THE MALADIES OF AFFLUENCE
August 15, 2007
Europeans have been exporting their maladies throughout history. They seem to be doing it again, but in a new way. In the past, the problem was infection. Now, illnesses associated with Western living standards are the fastest growing killers in poor and middle-income countries, according to the Economist.
- Heart disease -- supposedly an illness of affluence-- is by far and away the biggest cause of global mortality; it was responsible for 17.5m deaths worldwide in 2005.
- Next comes cancer, another non-infectious sickness, which caused more deaths than HIV/AIDS, tuberculosis and malaria put together.

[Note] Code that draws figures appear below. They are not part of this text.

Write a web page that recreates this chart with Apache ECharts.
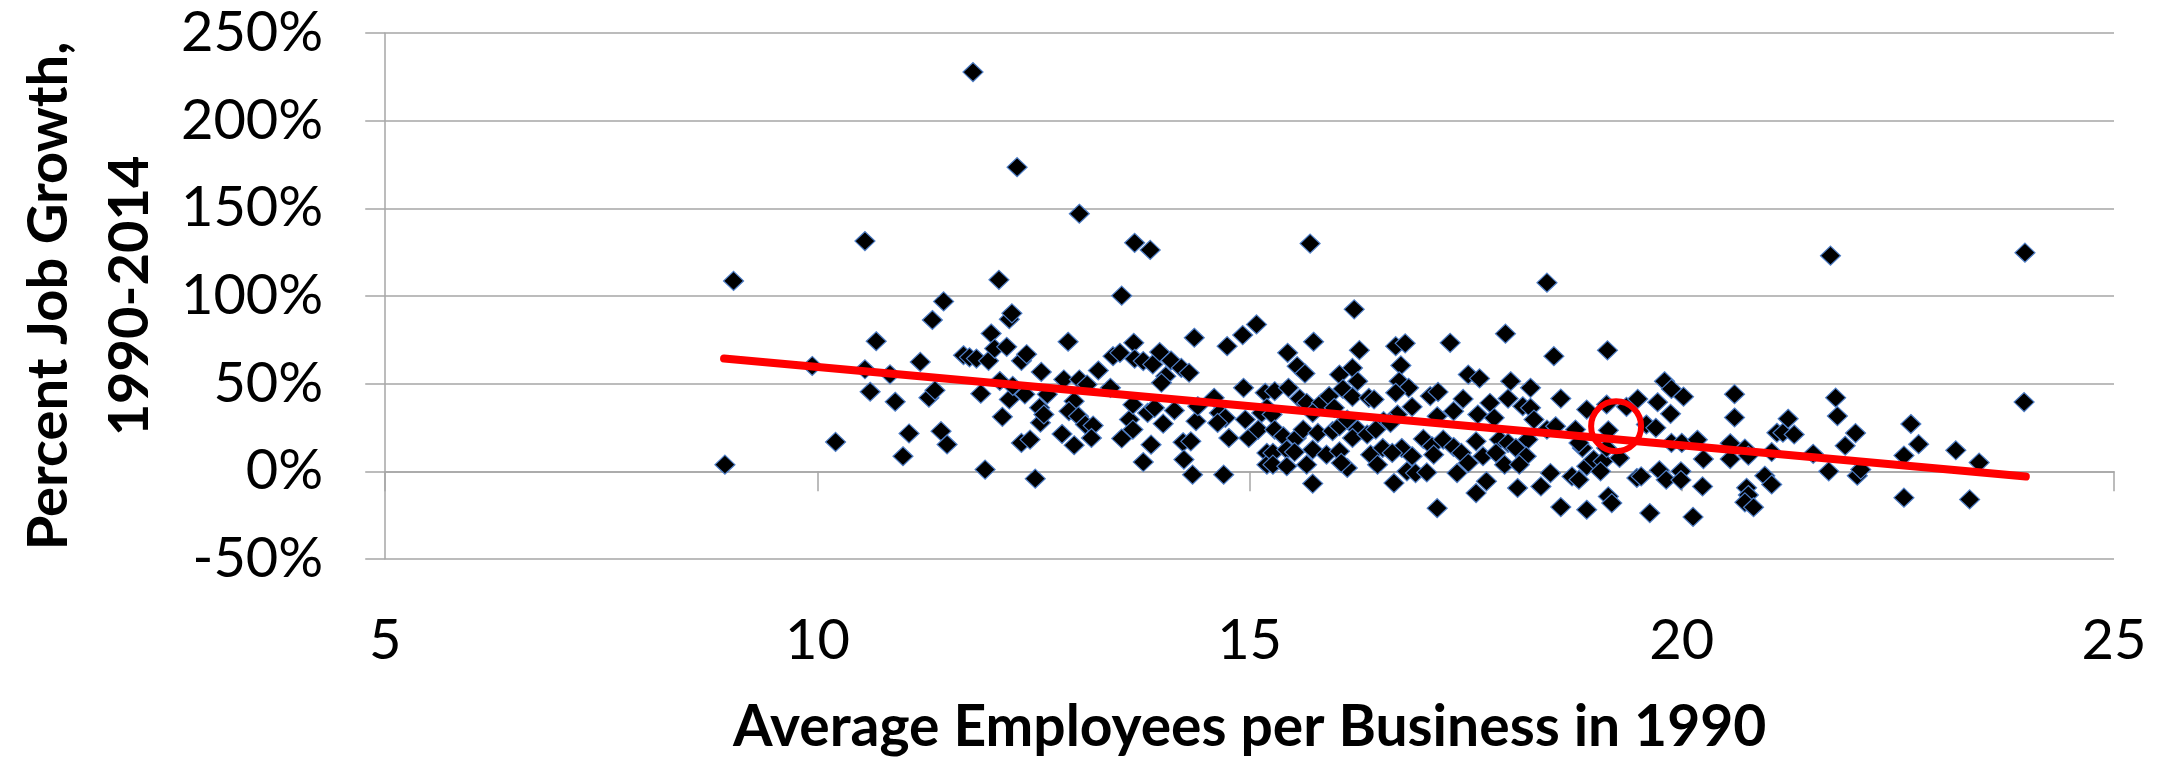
<!DOCTYPE html>
<html>
<head>
<meta charset="utf-8">
<script src="https://cdn.jsdelivr.net/npm/echarts@6/dist/echarts.min.js"></script>
<style>
html,body{margin:0;padding:0;background:#fff;}
#chart{width:2173px;height:761px;}
</style>
</head>
<body>
<div id="chart"></div>
<script>
// [average employees per business 1990, percent job growth 1990-2014]
const scatterPoints = [
[8.93,3.8],[9.03,108.6],[9.94,60.1],[10.21,16.8],[10.55,131.3],[10.55,58.2],[10.61,45.4],[10.68,74.2],[10.84,55.3],[10.9,39.7],[10.99,8.6],[11.06,21.6],[11.19,62.4],[11.29,42],[11.33,86.3],[11.36,46.2],[11.43,22.9],[11.46,96.9],[11.5,15.3],[11.69,66.2],[11.76,65],[11.8,227.7],[11.84,64.3],[11.89,44.3],[11.94,1],[11.98,63],[12.01,78.6],[12.05,70],[12.1,109.2],[12.11,51.5],[12.14,31.1],[12.19,71],[12.22,86.8],[12.22,41],[12.25,90.1],[12.26,48.7],[12.31,173.5],[12.36,63],[12.36,16.2],[12.4,43.9],[12.42,66.8],[12.46,18.1],[12.52,-4.2],[12.57,36.3],[12.58,27.7],[12.59,56.7],[12.62,32.4],[12.66,43.9],
[13.03,146.9],[13.67,130.3],[13.85,126.3],[13.52,100.2],[12.9,73.9],[14.36,76.2],[14.74,71.4],[14.92,77.7],[15.08,83.8],[13.66,73.3],[13.42,65.7],[13.5,67.6],[13.67,64.2],[13.77,62.9],[13.88,61],[13.96,68],[14.09,63.2],[14.21,59],[14.3,56.2],[14.03,54.3],[13.98,50.5],[13.25,57.5],[12.85,52.4],[13.03,52.4],[13.12,49.5],[13.39,47.6],[12.97,40],[12.91,34.3],[13.02,31.4],[13.1,26.7],[13.19,26.1],[13.17,19],[12.83,21.3],[12.97,14.9],[13.52,18.7],[13.61,29.5],[13.65,23.8],[13.65,38],[13.82,33.3],[13.9,36.2],[14.0,27.2],[14.13,34.7],[13.86,15.2],[13.77,5.3],[14.23,16.6],[14.32,17.1],[14.24,6.7],[14.34,-1.9],[14.7,-1.9],[14.38,28.6],[14.4,37.1],[14.59,41.9],[14.65,33.3],[14.72,30.5],[14.63,27.6],[14.76,19],[14.93,47.6],[14.95,29.5],[14.99,19],[15.1,23.8],[15.18,44.8],[15.2,36.2],[15.14,33.3],[15.2,10.5],[15.2,3.8],
[15.7,129.9],[16.21,92.4],[15.74,73.9],[15.44,67.6],[16.27,69.1],[16.69,71.4],[16.8,73],[17.32,73.3],[15.55,60],[15.64,55.8],[16.04,55.2],[16.19,59],[16.25,51.4],[16.75,60.4],[16.73,51.4],[16.84,47.6],[15.29,45.7],[15.45,47.6],[16.08,47],[16.19,42.5],[15.58,41.5],[15.66,39],[15.83,39],[15.92,42.9],[15.98,36.2],[16.38,41.9],[16.44,41],[16.69,44.8],[16.88,36.8],[17.09,42.9],[17.18,45.3],[15.26,32.4],[15.73,33.3],[16.55,28.6],[16.71,32.4],[17.17,31.4],[17.36,34.3],[17.47,41.3],[17.53,55.2],[17.66,53],[17.64,32.4],[15.29,23.8],[15.39,20],[15.54,19],[15.62,23.8],[15.79,21.9],[15.96,22.9],[16.04,25.7],[16.13,29.5],[16.25,23.8],[16.19,19],[16.36,21],[16.46,23.8],[16.63,27.6],[16.76,13.3],[16.88,8.6],[17.01,18.5],[17.11,14.3],[17.13,9.5],[17.24,18.1],[17.36,13.9],[17.45,10.5],[17.53,4.8],[17.62,17.1],[17.7,8.6],[15.27,10.5],[15.43,12.4],[15.52,11],[15.27,3.8],[15.43,2.9],[15.66,3.8],[15.73,12.4],[15.89,9.5],[16.04,11.4],[16.13,1.9],[16.06,4.8],[16.4,9.5],[16.48,3.8],[16.54,13.3],[16.65,10.5],[16.82,0],[16.92,-1],[17.05,-0.6],[17.4,-1],[15.73,-7],[16.67,-6.7],[17.17,-21],[17.62,-12.4],[17.74,-5.7],
[18.44,107.6],[17.96,78.5],[18.52,65.7],[19.14,69],[18.02,51.4],[18.25,47.6],[19.8,51.4],[19.88,47],[17.99,41.5],[17.78,39],[18.16,37.1],[18.25,36.2],[18.29,29.5],[18.6,41.5],[17.83,30.5],[18.9,35.2],[19.13,38.1],[19.36,36.8],[19.49,41.3],[19.72,39.4],[19.87,32.8],[19.59,26.7],[19.7,24.8],[19.15,23.4],[18.44,23.8],[18.54,25.7],[18.77,23.8],[17.89,18.1],[17.99,16.2],[18.08,13.3],[18.22,18.1],[18.2,8.6],[17.85,10.5],[17.95,3.8],[18.12,3.8],[18.1,-9.5],[18.37,-8.6],[18.48,-1],[18.73,-2.9],[18.81,-4.8],[18.9,2.9],[18.98,6.7],[18.85,13.3],[18.81,16.2],[19.09,5.7],[19.13,13.3],[19.28,7.6],[19.06,0],[19.48,-3.8],[19.53,-2.9],[19.74,0.6],[19.82,-4.8],[18.6,-20.4],[18.9,-21.9],[19.15,-14.3],[19.19,-18.1],[19.63,-23.8],[19.88,16.2],[20.0,16.2],
[21.72,123],[23.97,124.7],[23.96,39.5],[20.02,42.6],[20.61,44],[20.61,30.7],[20.18,18],[20.25,7],[20.56,16],[20.56,7],[20.73,13],[20.77,9],[19.99,0],[19.99,-5],[20.24,-8.6],[20.13,-26],[20.75,-9.4],[20.77,-13.5],[20.73,-17.7],[20.83,-20.5],[20.96,-2.5],[21.04,-7.5],[21.04,11],[21.1,22],[21.17,22],[21.23,30],[21.3,21],[21.52,10],[21.7,0],[21.78,42],[21.8,31.5],[21.89,14.6],[22.01,21.8],[22.03,-2.5],[22.07,1],[22.57,9],[22.65,27],[22.74,15.5],[22.57,-15],[23.17,12],[23.33,-16],[23.44,5]
];
const trendLine = [[8.92,64.3],[23.98,-3.0]];
const highlightPoint = [[19.24,25.7]];
const xRange = [5, 25, 5];
const yRange = [-50, 250, 50];
const xTitle = 'Average Employees per Business in 1990';
const yTitle = 'Percent Job Growth,\n1990-2014';

const FONT = 'Lato';
const GRID_GRAY = '#a6a6a6';
const chart = echarts.init(document.getElementById('chart'), null, {renderer:'canvas'});
chart.setOption({
  animation:false,
  backgroundColor:'#ffffff',
  grid:{left:368, right:59, top:33, bottom:201, containLabel:false},
  xAxis:[{
    type:'value', min:xRange[0], max:xRange[1], interval:xRange[2], position:'bottom',
    axisLine:{show:false, onZero:false}, axisTick:{show:false}, splitLine:{show:false},
    axisLabel:{margin:54, fontSize:56, fontFamily:FONT, color:'#000'},
    name:xTitle, nameLocation:'middle', nameGap:140,
    nameTextStyle:{fontSize:57, fontWeight:'bold', fontFamily:FONT, color:'#000'}
  },{
    type:'value', min:xRange[0], max:xRange[1], interval:xRange[2], position:'bottom',
    axisLine:{show:true, onZero:true, onZeroAxisIndex:0, lineStyle:{color:GRID_GRAY, width:1.5}},
    axisTick:{show:true, length:20, inside:false, lineStyle:{color:GRID_GRAY, width:1.5}},
    axisLabel:{show:false}, splitLine:{show:false}
  }],
  yAxis:{
    type:'value', min:yRange[0], max:yRange[1], interval:yRange[2],
    axisLine:{show:true, onZero:false, lineStyle:{color:GRID_GRAY, width:1.5}},
    axisTick:{show:true, length:20, lineStyle:{color:GRID_GRAY, width:1.5}},
    splitLine:{show:true, lineStyle:{color:GRID_GRAY, width:1.5}},
    axisLabel:{formatter:'{value}%', margin:62, fontSize:56, fontFamily:FONT, color:'#000'},
    name:yTitle, nameLocation:'middle', nameRotate:90, nameGap:206,
    nameTextStyle:{fontSize:56, fontWeight:'bold', fontFamily:FONT, color:'#000', lineHeight:81}
  },
  series:[{
    type:'scatter', data:scatterPoints, symbol:'diamond', symbolSize:[20,19],
    itemStyle:{color:'#000000', opacity:1, borderColor:'#4f7fc8', borderWidth:1.2}, silent:true, z:2
  },{
    type:'line', data:trendLine, showSymbol:false, symbol:'none',
    lineStyle:{color:'#ff0000', width:8, cap:'round', opacity:1}, silent:true, z:3
  },{
    type:'scatter', data:highlightPoint, symbol:'circle', symbolSize:50,
    itemStyle:{color:'rgba(0,0,0,0)', opacity:1, borderColor:'#ff0000', borderWidth:6}, silent:true, z:4
  }]
});
</script>
</body>
</html>
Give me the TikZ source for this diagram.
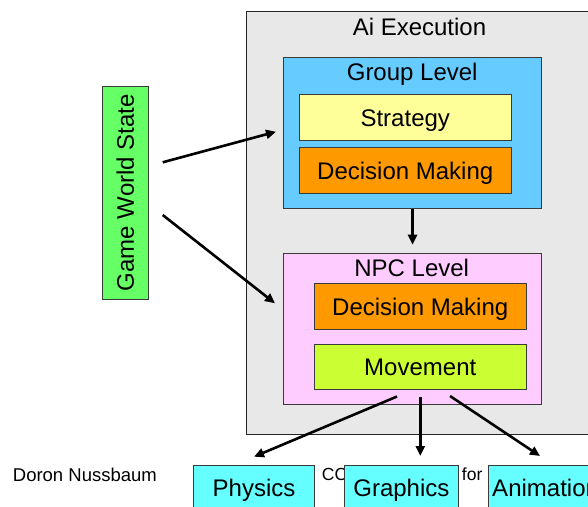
\documentclass[tikz,border=0pt]{standalone}
\usepackage{fontspec}
\setmainfont{Liberation Sans}
\usetikzlibrary{arrows.meta}

\definecolor{aigray}{HTML}{E8E8E8}
\definecolor{groupblue}{HTML}{66CCFF}
\definecolor{strategyyellow}{HTML}{FFFF99}
\definecolor{decisionorange}{HTML}{FF9900}
\definecolor{npcpink}{HTML}{FFCCFF}
\definecolor{movegreen}{HTML}{CCFF33}
\definecolor{worldgreen}{HTML}{66FF66}
\definecolor{outcyan}{HTML}{66FFFF}
\definecolor{boxline}{HTML}{3A3A3A}

\begin{document}
\begin{tikzpicture}[x=1pt,y=-1pt,
  bigfont/.style={font=\fontsize{24}{28}\selectfont, text height=17.2pt, text depth=0pt},
  box/.style={draw=boxline, line width=0.8pt, inner sep=0pt, anchor=north west, bigfont},
  caption/.style={bigfont, inner sep=0pt},
  foot/.style={inner sep=0pt, anchor=base west},
  flow/.style={line width=2.6pt, -{Triangle[length=10pt,width=9pt]}}]
\useasboundingbox (0,0) rectangle (588,506);
\clip (0,0) rectangle (588,506);

% execution frame and its two levels
\node[box, draw=black!85, line width=1pt, fill=aigray, minimum width=360pt, minimum height=423pt] (ai) at (246,11) {};
\node[caption] (aititle) at (419.5,26.5) {Ai Execution};

\node[box, fill=groupblue, minimum width=257.7pt, minimum height=151pt] (group) at (283.3,56.7) {};
\node[caption] (grouptitle) at (412.2,71.7) {Group Level};
\node[box, fill=strategyyellow, minimum width=212.3pt, minimum height=45.4pt] (strategy) at (298.7,94.3) {Strategy};
\node[box, fill=decisionorange, minimum width=212.3pt, minimum height=45.4pt] (gdecide) at (298.7,147.3) {Decision Making};

\node[box, fill=npcpink, minimum width=257.7pt, minimum height=151.3pt] (npc) at (283.3,252.7) {};
\node[caption] (npctitle) at (411.7,267.5) {NPC Level};
\node[box, fill=decisionorange, minimum width=212.3pt, minimum height=45.4pt] (ndecide) at (313.7,283.3) {Decision Making};
\node[box, fill=movegreen, minimum width=212.3pt, minimum height=45.3pt] (move) at (313.7,343.7) {Movement};

% world state input
\node[draw=boxline, line width=0.8pt, fill=worldgreen, inner sep=0pt, bigfont,
      rotate=90, minimum width=213.3pt, minimum height=46pt] (world) at (125.3,192.7) {Game World State};

% footer text (partly covered by the output boxes)
\node[foot, font=\fontsize{18.5}{22}\selectfont] (author) at (12.7,481.5) {Doron Nussbaum};
\node[foot, font=\fontsize{17.5}{21}\selectfont] (course) at (321.7,480) {CC};

% output subsystems
\node[box, fill=outcyan, minimum width=120.7pt, minimum height=45pt] (physics) at (193.3,464.7) {Physics};
\node[box, fill=outcyan, minimum width=113.4pt, minimum height=45pt] (graphics) at (344.3,464.7) {Graphics};
\node[box, fill=outcyan, minimum width=115pt, minimum height=45pt] (animation) at (487.7,464.7) {Animation};
\node[foot, font=\fontsize{17.5}{21}\selectfont] (for) at (461.7,480) {for};

% connector end points
\coordinate (w1) at (162.7,162.3);
\coordinate (w1e) at (276,131.7);
\coordinate (w2) at (162.7,215);
\coordinate (w2e) at (275,303.3);
\coordinate (m1) at (397,396.5);
\coordinate (m2) at (420.3,397);
\coordinate (m3) at (450,396);
\coordinate (p1) at (254,456.7);
\coordinate (p2) at (420.3,456);
\coordinate (p3) at (540,456);

\draw[flow] (w1) -- (w1e);
\draw[flow] (w2) -- (w2e);
\draw[flow] (group.south) -- ([yshift=8pt]npc.north);
\draw[flow] (m1) -- (p1);
\draw[flow] (m2) -- (p2);
\draw[flow] (m3) -- (p3);
\end{tikzpicture}
\end{document}
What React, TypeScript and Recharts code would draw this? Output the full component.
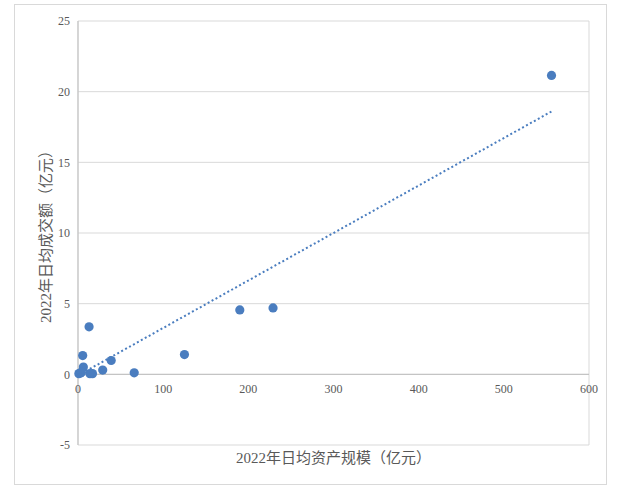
import React from 'react';
import { ScatterChart, Scatter, XAxis, YAxis, CartesianGrid, ReferenceLine, ReferenceDot } from 'recharts';

const assetScale = [556, 229, 190, 125, 66, 39, 29, 13, 5.5, 6.3, 17, 14, 3, 1, 4];
const dailyVolume = [21.15, 4.7, 4.56, 1.4, 0.11, 0.98, 0.3, 3.36, 1.33, 0.52, 0.05, 0.05, 0.1, 0.05, 0.15];
const xTicks = [0, 100, 200, 300, 400, 500, 600];
const yTicks = [-5, 0, 5, 10, 15, 20, 25];
const trendX = [0, 556];
const trendY = [-0.08, 18.6];

const points = assetScale.map((x, i) => ({ x, y: dailyVolume[i] }));
const trend = trendX.map((x, i) => ({ x, y: trendY[i] }));

const FONT = "'Liberation Serif', 'Noto Sans CJK SC', serif";
const TEXT = '#595959';
const BLUE = '#4a7dbf';

export default function App() {
  return (
    <div style={{ position: 'absolute', left: 0, top: 0, width: 619, height: 494, background: '#fff' }}>
      <div
        style={{
          position: 'absolute',
          left: 14,
          top: 4,
          width: 593,
          height: 481,
          border: '1px solid #d9d9d9',
          boxSizing: 'border-box',
        }}
      />
      <div style={{ position: 'absolute', left: 0, top: 0 }}>
        <ScatterChart width={619} height={494} margin={{ top: 21, right: 30, bottom: 23, left: 14 }}>
          <CartesianGrid stroke="#d9d9d9" strokeWidth={1} />
          <XAxis
            type="number"
            dataKey="x"
            domain={[0, 600]}
            ticks={xTicks}
            tick={false}
            tickLine={false}
            axisLine={false}
            height={26}
            label={{
              value: '2022年日均资产规模（亿元）',
              position: 'center',
              fill: TEXT,
              fontSize: 15,
              fontFamily: FONT,
            }}
          />
          <YAxis
            type="number"
            dataKey="y"
            domain={[-5, 25]}
            ticks={yTicks}
            width={64}
            tickLine={false}
            axisLine={{ stroke: '#bfbfbf' }}
            tick={{ fill: TEXT, fontSize: 12, fontFamily: FONT }}
            label={{
              value: '2022年日均成交额（亿元）',
              angle: -90,
              position: 'center',
              fill: TEXT,
              fontSize: 15,
              fontFamily: FONT,
            }}
          />
          <ReferenceLine y={0} stroke="#bfbfbf" strokeWidth={1} />
          {xTicks.map((t) => (
            <ReferenceDot
              key={t}
              x={t}
              y={0}
              r={0}
              fill="none"
              stroke="none"
              label={{ value: String(t), position: 'bottom', offset: 10, fill: TEXT, fontSize: 12, fontFamily: FONT }}
            />
          ))}
          <Scatter data={points} fill={BLUE} isAnimationActive={false} shape={(p: any) => <circle cx={p.cx} cy={p.cy} r={4.6} fill={BLUE} />} />
          <Scatter
            data={trend}
            isAnimationActive={false}
            line={{ stroke: BLUE, strokeWidth: 2, strokeDasharray: '2 2.5' }}
            shape={() => <g />}
          />
        </ScatterChart>
      </div>
    </div>
  );
}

- In total, chronic conditions took the lives of 35m people in 2005, according to the World Health Organization (WHO) -- twice as many as all infectious diseases.
Why are poor countries so vulnerable to the diseases of the rich? The simplest explanation for chronic diseases' increasing importance is that people in poor countries now live long enough to suffer them, says the Economist:
- Thanks to better sanitation, more food and improved public health, average life expectancy in low and middle-income countries has risen from 50 in 1965 to 65 in 2005.
- The increase in the poorest countries was proportionately greater: from 47 to 63.
- At the same time, because of increased health spending and safer water, infectious diseases have declined, keeping more people healthy, but at risk for chronic disease.
Yet despite all the evidence that chronic disease is the world's biggest health problem, most poor countries focus on infectious disease and their health policies are usually based on the idea that infections should be controlled before chronic conditions, says the Economist. These choices no doubt partly reflect bureaucratic inertia at health ministries and investment in fighting infections by medical charities and drugs firms.